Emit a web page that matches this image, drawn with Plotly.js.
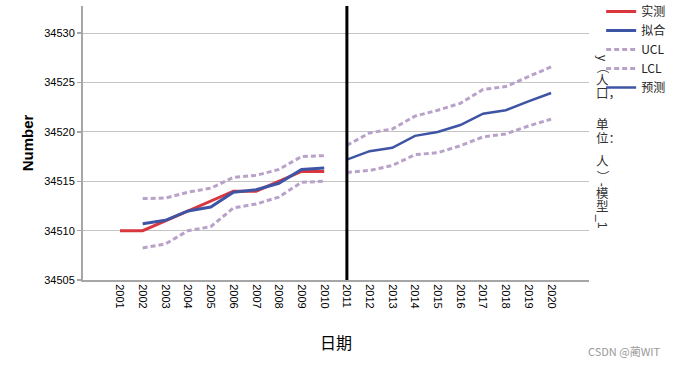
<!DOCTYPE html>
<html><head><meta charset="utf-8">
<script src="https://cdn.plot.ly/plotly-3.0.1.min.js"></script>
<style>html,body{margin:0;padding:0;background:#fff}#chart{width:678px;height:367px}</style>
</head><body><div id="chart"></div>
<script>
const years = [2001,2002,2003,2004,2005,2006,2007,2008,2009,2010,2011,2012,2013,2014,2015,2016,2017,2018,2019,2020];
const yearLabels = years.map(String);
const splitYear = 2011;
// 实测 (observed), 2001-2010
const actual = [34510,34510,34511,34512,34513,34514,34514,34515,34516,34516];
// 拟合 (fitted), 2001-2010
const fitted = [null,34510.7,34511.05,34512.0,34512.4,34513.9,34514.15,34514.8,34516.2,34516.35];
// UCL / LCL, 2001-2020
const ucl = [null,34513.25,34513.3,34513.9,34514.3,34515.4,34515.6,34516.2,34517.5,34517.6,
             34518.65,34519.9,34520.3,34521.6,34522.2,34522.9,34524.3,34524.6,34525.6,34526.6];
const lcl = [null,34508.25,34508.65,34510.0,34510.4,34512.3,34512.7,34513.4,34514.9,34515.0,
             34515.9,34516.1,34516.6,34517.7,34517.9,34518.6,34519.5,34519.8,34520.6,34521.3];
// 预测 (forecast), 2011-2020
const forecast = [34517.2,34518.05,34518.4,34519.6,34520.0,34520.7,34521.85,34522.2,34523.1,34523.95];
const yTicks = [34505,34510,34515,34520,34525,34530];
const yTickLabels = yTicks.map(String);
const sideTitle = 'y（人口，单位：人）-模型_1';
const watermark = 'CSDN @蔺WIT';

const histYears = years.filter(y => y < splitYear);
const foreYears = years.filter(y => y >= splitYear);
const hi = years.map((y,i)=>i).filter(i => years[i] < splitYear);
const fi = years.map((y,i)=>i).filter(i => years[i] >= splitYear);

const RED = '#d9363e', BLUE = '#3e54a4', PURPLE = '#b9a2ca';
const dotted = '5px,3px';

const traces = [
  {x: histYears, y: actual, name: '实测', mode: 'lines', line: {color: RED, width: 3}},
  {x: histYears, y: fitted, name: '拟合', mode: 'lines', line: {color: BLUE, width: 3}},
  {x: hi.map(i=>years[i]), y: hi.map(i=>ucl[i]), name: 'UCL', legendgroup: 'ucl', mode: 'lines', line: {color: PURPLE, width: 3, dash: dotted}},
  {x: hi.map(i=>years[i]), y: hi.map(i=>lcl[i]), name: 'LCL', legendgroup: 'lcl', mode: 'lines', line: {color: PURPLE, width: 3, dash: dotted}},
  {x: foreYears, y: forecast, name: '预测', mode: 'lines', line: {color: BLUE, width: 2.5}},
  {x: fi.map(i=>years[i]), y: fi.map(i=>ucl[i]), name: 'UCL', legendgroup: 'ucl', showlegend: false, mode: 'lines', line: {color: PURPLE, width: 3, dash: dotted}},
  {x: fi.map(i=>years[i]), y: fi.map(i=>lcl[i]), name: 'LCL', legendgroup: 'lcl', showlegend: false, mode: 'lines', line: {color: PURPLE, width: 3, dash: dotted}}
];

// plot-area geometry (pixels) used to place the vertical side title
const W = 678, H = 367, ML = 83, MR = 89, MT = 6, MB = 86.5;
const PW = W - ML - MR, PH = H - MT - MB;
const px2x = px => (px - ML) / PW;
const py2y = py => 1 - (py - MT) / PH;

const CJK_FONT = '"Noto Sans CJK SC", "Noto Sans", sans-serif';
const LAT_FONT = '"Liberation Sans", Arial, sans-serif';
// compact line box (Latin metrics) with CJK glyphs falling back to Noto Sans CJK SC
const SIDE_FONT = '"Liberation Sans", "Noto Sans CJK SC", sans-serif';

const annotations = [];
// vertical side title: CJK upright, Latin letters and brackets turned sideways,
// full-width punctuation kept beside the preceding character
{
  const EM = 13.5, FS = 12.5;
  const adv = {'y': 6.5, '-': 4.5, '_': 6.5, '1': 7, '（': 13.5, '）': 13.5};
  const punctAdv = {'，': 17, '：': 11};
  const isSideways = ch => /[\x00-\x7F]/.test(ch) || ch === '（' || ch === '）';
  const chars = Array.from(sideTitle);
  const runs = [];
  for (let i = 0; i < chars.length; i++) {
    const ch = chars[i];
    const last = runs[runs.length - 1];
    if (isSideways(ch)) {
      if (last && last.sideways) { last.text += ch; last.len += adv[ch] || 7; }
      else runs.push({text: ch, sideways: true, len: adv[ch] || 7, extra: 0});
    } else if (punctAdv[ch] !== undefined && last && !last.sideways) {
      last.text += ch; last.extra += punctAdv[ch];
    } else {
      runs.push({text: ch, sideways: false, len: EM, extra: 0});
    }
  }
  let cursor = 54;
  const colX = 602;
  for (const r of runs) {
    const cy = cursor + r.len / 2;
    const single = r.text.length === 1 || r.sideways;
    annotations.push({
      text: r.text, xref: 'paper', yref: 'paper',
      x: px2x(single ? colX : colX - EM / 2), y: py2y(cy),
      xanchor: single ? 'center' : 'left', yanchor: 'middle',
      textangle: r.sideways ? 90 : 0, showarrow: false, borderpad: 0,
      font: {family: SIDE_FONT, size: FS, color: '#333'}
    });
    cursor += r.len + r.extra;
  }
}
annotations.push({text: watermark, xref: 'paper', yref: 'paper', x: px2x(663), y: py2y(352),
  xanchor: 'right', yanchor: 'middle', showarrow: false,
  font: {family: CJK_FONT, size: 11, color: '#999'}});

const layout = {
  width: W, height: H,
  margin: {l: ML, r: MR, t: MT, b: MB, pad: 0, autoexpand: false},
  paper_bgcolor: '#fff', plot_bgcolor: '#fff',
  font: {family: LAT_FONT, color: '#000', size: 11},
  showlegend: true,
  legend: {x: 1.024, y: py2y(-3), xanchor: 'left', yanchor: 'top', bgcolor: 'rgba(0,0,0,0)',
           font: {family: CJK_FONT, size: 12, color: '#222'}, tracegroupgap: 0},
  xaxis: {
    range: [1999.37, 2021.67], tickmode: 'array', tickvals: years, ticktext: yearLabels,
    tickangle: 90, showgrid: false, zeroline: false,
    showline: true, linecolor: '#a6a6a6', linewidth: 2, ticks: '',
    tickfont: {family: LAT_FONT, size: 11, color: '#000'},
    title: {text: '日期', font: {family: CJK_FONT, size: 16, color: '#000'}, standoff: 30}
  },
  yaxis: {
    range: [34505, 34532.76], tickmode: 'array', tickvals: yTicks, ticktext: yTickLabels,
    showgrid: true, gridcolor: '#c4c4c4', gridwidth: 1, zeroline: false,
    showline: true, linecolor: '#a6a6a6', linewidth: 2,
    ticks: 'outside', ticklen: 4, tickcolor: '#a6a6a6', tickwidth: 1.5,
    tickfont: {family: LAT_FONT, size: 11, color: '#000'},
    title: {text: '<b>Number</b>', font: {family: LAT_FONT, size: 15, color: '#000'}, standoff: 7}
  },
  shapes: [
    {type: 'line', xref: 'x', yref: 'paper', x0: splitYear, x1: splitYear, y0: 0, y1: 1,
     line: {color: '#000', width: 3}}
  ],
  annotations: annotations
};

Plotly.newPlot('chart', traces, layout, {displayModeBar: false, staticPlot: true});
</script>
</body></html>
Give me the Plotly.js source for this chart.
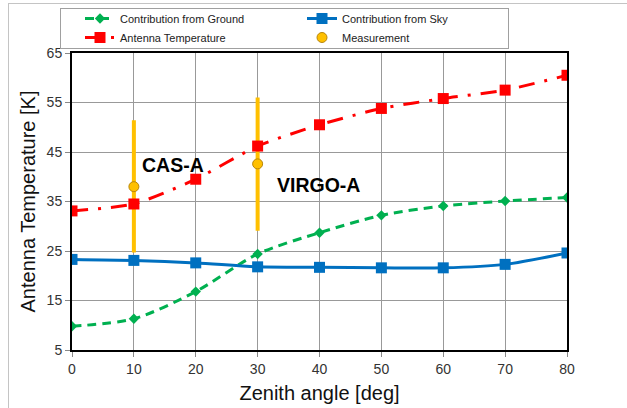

**Your goal**
Repeat the material above in full and unchanged, minus its images.

**Reply**
Emit a web page that matches this image, drawn with Plotly.js.
<!DOCTYPE html>
<html><head><meta charset="utf-8">
<script src="https://cdn.plot.ly/plotly-3.0.1.min.js"></script>
<style>html,body{margin:0;padding:0;background:#fff}#chart{width:678px;height:367px}</style>
</head><body><div id="chart"></div>
<script>
const years = [2001,2002,2003,2004,2005,2006,2007,2008,2009,2010,2011,2012,2013,2014,2015,2016,2017,2018,2019,2020];
const yearLabels = years.map(String);
const splitYear = 2011;
// 实测 (observed), 2001-2010
const actual = [34510,34510,34511,34512,34513,34514,34514,34515,34516,34516];
// 拟合 (fitted), 2001-2010
const fitted = [null,34510.7,34511.05,34512.0,34512.4,34513.9,34514.15,34514.8,34516.2,34516.35];
// UCL / LCL, 2001-2020
const ucl = [null,34513.25,34513.3,34513.9,34514.3,34515.4,34515.6,34516.2,34517.5,34517.6,
             34518.65,34519.9,34520.3,34521.6,34522.2,34522.9,34524.3,34524.6,34525.6,34526.6];
const lcl = [null,34508.25,34508.65,34510.0,34510.4,34512.3,34512.7,34513.4,34514.9,34515.0,
             34515.9,34516.1,34516.6,34517.7,34517.9,34518.6,34519.5,34519.8,34520.6,34521.3];
// 预测 (forecast), 2011-2020
const forecast = [34517.2,34518.05,34518.4,34519.6,34520.0,34520.7,34521.85,34522.2,34523.1,34523.95];
const yTicks = [34505,34510,34515,34520,34525,34530];
const yTickLabels = yTicks.map(String);
const sideTitle = 'y（人口，单位：人）-模型_1';
const watermark = 'CSDN @蔺WIT';

const histYears = years.filter(y => y < splitYear);
const foreYears = years.filter(y => y >= splitYear);
const hi = years.map((y,i)=>i).filter(i => years[i] < splitYear);
const fi = years.map((y,i)=>i).filter(i => years[i] >= splitYear);

const RED = '#d9363e', BLUE = '#3e54a4', PURPLE = '#b9a2ca';
const dotted = '5px,3px';

const traces = [
  {x: histYears, y: actual, name: '实测', mode: 'lines', line: {color: RED, width: 3}},
  {x: histYears, y: fitted, name: '拟合', mode: 'lines', line: {color: BLUE, width: 3}},
  {x: hi.map(i=>years[i]), y: hi.map(i=>ucl[i]), name: 'UCL', legendgroup: 'ucl', mode: 'lines', line: {color: PURPLE, width: 3, dash: dotted}},
  {x: hi.map(i=>years[i]), y: hi.map(i=>lcl[i]), name: 'LCL', legendgroup: 'lcl', mode: 'lines', line: {color: PURPLE, width: 3, dash: dotted}},
  {x: foreYears, y: forecast, name: '预测', mode: 'lines', line: {color: BLUE, width: 2.5}},
  {x: fi.map(i=>years[i]), y: fi.map(i=>ucl[i]), name: 'UCL', legendgroup: 'ucl', showlegend: false, mode: 'lines', line: {color: PURPLE, width: 3, dash: dotted}},
  {x: fi.map(i=>years[i]), y: fi.map(i=>lcl[i]), name: 'LCL', legendgroup: 'lcl', showlegend: false, mode: 'lines', line: {color: PURPLE, width: 3, dash: dotted}}
];

// plot-area geometry (pixels) used to place the vertical side title
const W = 678, H = 367, ML = 83, MR = 89, MT = 6, MB = 86.5;
const PW = W - ML - MR, PH = H - MT - MB;
const px2x = px => (px - ML) / PW;
const py2y = py => 1 - (py - MT) / PH;

const CJK_FONT = '"Noto Sans CJK SC", "Noto Sans", sans-serif';
const LAT_FONT = '"Liberation Sans", Arial, sans-serif';
// compact line box (Latin metrics) with CJK glyphs falling back to Noto Sans CJK SC
const SIDE_FONT = '"Liberation Sans", "Noto Sans CJK SC", sans-serif';

const annotations = [];
// vertical side title: CJK upright, Latin letters and brackets turned sideways,
// full-width punctuation kept beside the preceding character
{
  const EM = 13.5, FS = 12.5;
  const adv = {'y': 6.5, '-': 4.5, '_': 6.5, '1': 7, '（': 13.5, '）': 13.5};
  const punctAdv = {'，': 17, '：': 11};
  const isSideways = ch => /[\x00-\x7F]/.test(ch) || ch === '（' || ch === '）';
  const chars = Array.from(sideTitle);
  const runs = [];
  for (let i = 0; i < chars.length; i++) {
    const ch = chars[i];
    const last = runs[runs.length - 1];
    if (isSideways(ch)) {
      if (last && last.sideways) { last.text += ch; last.len += adv[ch] || 7; }
      else runs.push({text: ch, sideways: true, len: adv[ch] || 7, extra: 0});
    } else if (punctAdv[ch] !== undefined && last && !last.sideways) {
      last.text += ch; last.extra += punctAdv[ch];
    } else {
      runs.push({text: ch, sideways: false, len: EM, extra: 0});
    }
  }
  let cursor = 54;
  const colX = 602;
  for (const r of runs) {
    const cy = cursor + r.len / 2;
    const single = r.text.length === 1 || r.sideways;
    annotations.push({
      text: r.text, xref: 'paper', yref: 'paper',
      x: px2x(single ? colX : colX - EM / 2), y: py2y(cy),
      xanchor: single ? 'center' : 'left', yanchor: 'middle',
      textangle: r.sideways ? 90 : 0, showarrow: false, borderpad: 0,
      font: {family: SIDE_FONT, size: FS, color: '#333'}
    });
    cursor += r.len + r.extra;
  }
}
annotations.push({text: watermark, xref: 'paper', yref: 'paper', x: px2x(663), y: py2y(352),
  xanchor: 'right', yanchor: 'middle', showarrow: false,
  font: {family: CJK_FONT, size: 11, color: '#999'}});

const layout = {
  width: W, height: H,
  margin: {l: ML, r: MR, t: MT, b: MB, pad: 0, autoexpand: false},
  paper_bgcolor: '#fff', plot_bgcolor: '#fff',
  font: {family: LAT_FONT, color: '#000', size: 11},
  showlegend: true,
  legend: {x: 1.024, y: py2y(-3), xanchor: 'left', yanchor: 'top', bgcolor: 'rgba(0,0,0,0)',
           font: {family: CJK_FONT, size: 12, color: '#222'}, tracegroupgap: 0},
  xaxis: {
    range: [1999.37, 2021.67], tickmode: 'array', tickvals: years, ticktext: yearLabels,
    tickangle: 90, showgrid: false, zeroline: false,
    showline: true, linecolor: '#a6a6a6', linewidth: 2, ticks: '',
    tickfont: {family: LAT_FONT, size: 11, color: '#000'},
    title: {text: '日期', font: {family: CJK_FONT, size: 16, color: '#000'}, standoff: 30}
  },
  yaxis: {
    range: [34505, 34532.76], tickmode: 'array', tickvals: yTicks, ticktext: yTickLabels,
    showgrid: true, gridcolor: '#c4c4c4', gridwidth: 1, zeroline: false,
    showline: true, linecolor: '#a6a6a6', linewidth: 2,
    ticks: 'outside', ticklen: 4, tickcolor: '#a6a6a6', tickwidth: 1.5,
    tickfont: {family: LAT_FONT, size: 11, color: '#000'},
    title: {text: '<b>Number</b>', font: {family: LAT_FONT, size: 15, color: '#000'}, standoff: 7}
  },
  shapes: [
    {type: 'line', xref: 'x', yref: 'paper', x0: splitYear, x1: splitYear, y0: 0, y1: 1,
     line: {color: '#000', width: 3}}
  ],
  annotations: annotations
};

Plotly.newPlot('chart', traces, layout, {displayModeBar: false, staticPlot: true});
</script>
</body></html>
Give me the Plotly.js source for this chart.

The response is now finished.